The Business Case For Safe Deployment

Being safe doesn't mean being slow. It means being smart.

Dyntex's safe deployment framework adds 2-3 weeks to the timeline (staging, gradual rollout, monitoring setup). But it saves you months of potential problems.

Because when you deploy safely, you:

  • Build trust with your team (they see the controls)
  • Build trust with regulators (you can show them the audit trail)
  • Build trust with customers (you're transparent about how you use AI)
  • Avoid disasters (problems get caught in staging, not production)
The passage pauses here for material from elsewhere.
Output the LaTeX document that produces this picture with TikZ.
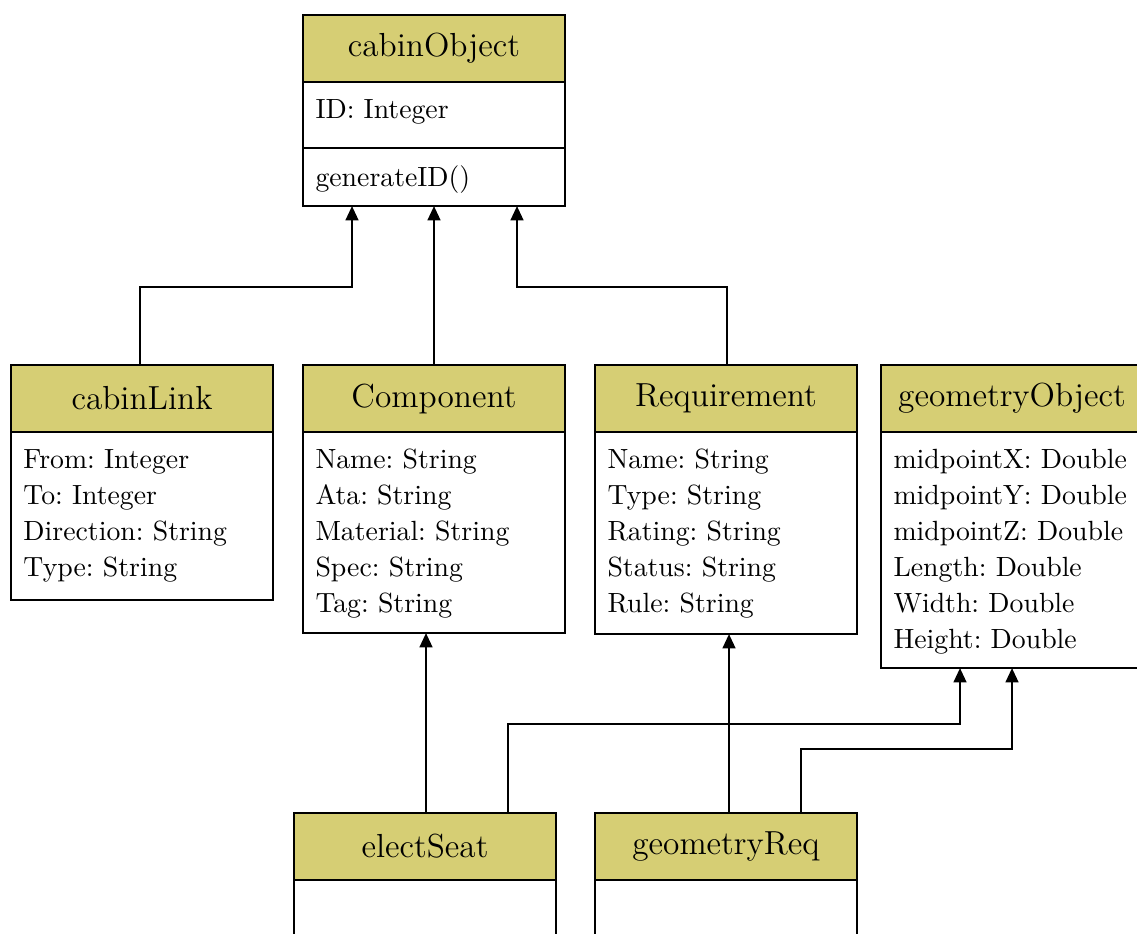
\documentclass[tikz,border=0pt]{standalone}
\usetikzlibrary{arrows.meta,calc}
\definecolor{titlefill}{RGB}{214,206,116}
\tikzset{
  titlebox/.style={draw, line width=1pt, fill=titlefill, minimum width=262*0.36pt,
    minimum height=67*0.36pt, inner sep=0pt, outer sep=0pt,
    font=\fontsize{12}{14}\selectfont, anchor=north west},
  bodybox/.style={draw, line width=1pt, fill=white, minimum width=262*0.36pt,
    inner sep=0pt, outer sep=0pt, anchor=north west},
  attrtext/.style={anchor=north west, align=left, text width=250*0.36pt,
    inner xsep=4.3pt, inner ysep=3.9pt, font=\fontsize{10}{12.96}\selectfont\frenchspacing},
  inh/.style={draw, line width=0.85pt, -{Triangle[width=4.6pt,length=5.2pt]}},
}
\begin{document}
\begin{tikzpicture}[x=0.36pt,y=-0.36pt]
\useasboundingbox (0,0) rectangle (1137,933);
\clip (0,0) rectangle (1137,933);

% cabinObject
\node[titlebox] (cobT) at (303,15) {cabinObject};
\node[bodybox, minimum height=66*0.36pt] (cobA) at (cobT.south west) {};
\node[bodybox, minimum height=58*0.36pt] (cobM) at (cobA.south west) {};
\node[attrtext] (cobAt) at (cobA.north west) {\strut ID: Integer};
\node[attrtext, yshift=-0.7pt] (cobMt) at (cobM.north west) {\strut generateID()};

% cabinLink
\node[titlebox] (clT) at (11,365) {cabinLink};
\node[bodybox, minimum height=168*0.36pt] (clB) at (clT.south west) {};
\node[attrtext] (clBt) at (clB.north west) {\strut From: Integer\\To: Integer\\Direction: String\\Type: String};

% Component
\node[titlebox] (comT) at (303,365) {Component};
\node[bodybox, minimum height=201*0.36pt] (comB) at (comT.south west) {};
\node[attrtext] (comBt) at (comB.north west) {\strut Name: String\\Ata: String\\Material: String\\Spec: String\\Tag: String};

% Requirement
\node[titlebox] (reqT) at (595,365) {Requirement};
\node[bodybox, minimum height=202*0.36pt] (reqB) at (reqT.south west) {};
\node[attrtext] (reqBt) at (reqB.north west) {\strut Name: String\\Type: String\\Rating: String\\Status: String\\Rule: String};

% geometryObject
\node[titlebox] (geoT) at (881,365) {geometryObject};
\node[bodybox, minimum height=236*0.36pt] (geoB) at (geoT.south west) {};
\node[attrtext] (geoBt) at (geoB.north west) {\strut midpointX: Double\\midpointY: Double\\midpointZ: Double\\Length: Double\\Width: Double\\Height: Double};

% electSeat
\node[titlebox] (esT) at (294,813) {electSeat};
\node[bodybox, minimum height=120*0.36pt] (esB) at (esT.south west) {};

% geometryReq
\node[titlebox] (grT) at (595,813) {geometryReq};
\node[bodybox, minimum height=120*0.36pt] (grB) at (grT.south west) {};

% connector end points
\coordinate (clS) at ($(clT.north)+(-2,0)$);
\coordinate (reqS) at ($(reqT.north)+(1,0)$);
\coordinate (esS1) at ($(esT.north)+(1,0)$);
\coordinate (esS2) at ($(esT.north)+(83,0)$);
\coordinate (grS1) at ($(grT.north)+(3,0)$);
\coordinate (grS2) at ($(grT.north)+(75,0)$);
\coordinate (cobL) at ($(cobM.south)+(-82,0)$);
\coordinate (cobR) at ($(cobM.south)+(83,0)$);
\coordinate (geoL) at ($(geoB.south)+(-52,0)$);
\coordinate (comE) at (esS1 |- comB.south);
\coordinate (reqE) at (grS1 |- reqB.south);

% connectors
\draw[inh] (clS) |- ($(cobL)+(0,81)$) -- (cobL);
\draw[inh] (comT.north) -- (cobM.south);
\draw[inh] (reqS) |- ($(cobR)+(0,81)$) -- (cobR);
\draw[inh] (esS1) -- (comE);
\draw[inh] (esS2) |- ($(geoL)+(0,56)$) -- (geoL);
\draw[inh] (grS1) -- (reqE);
\draw[inh] (grS2) |- ($(geoB.south)+(0,81)$) -- (geoB.south);
\end{tikzpicture}
\end{document}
The cost of a disaster—bad agent decision, system goes down, regulator investigation—is way higher than 2-3 weeks of careful deployment.

Getting Started Safely

If you're building your first agent, don't skip the safety infrastructure. Yes, it takes longer. Yes, it feels paranoid.

It's not. It's professional.

Start with a low-stakes workflow. Build in all the safety infrastructure. Get your team comfortable with it. Then scale to higher-stakes workflows.

By workflow #5, this all becomes normal. You have a repeatable process. Your team knows the checks. It's fast and safe.

That's when AI moves from "experiment" to "business process."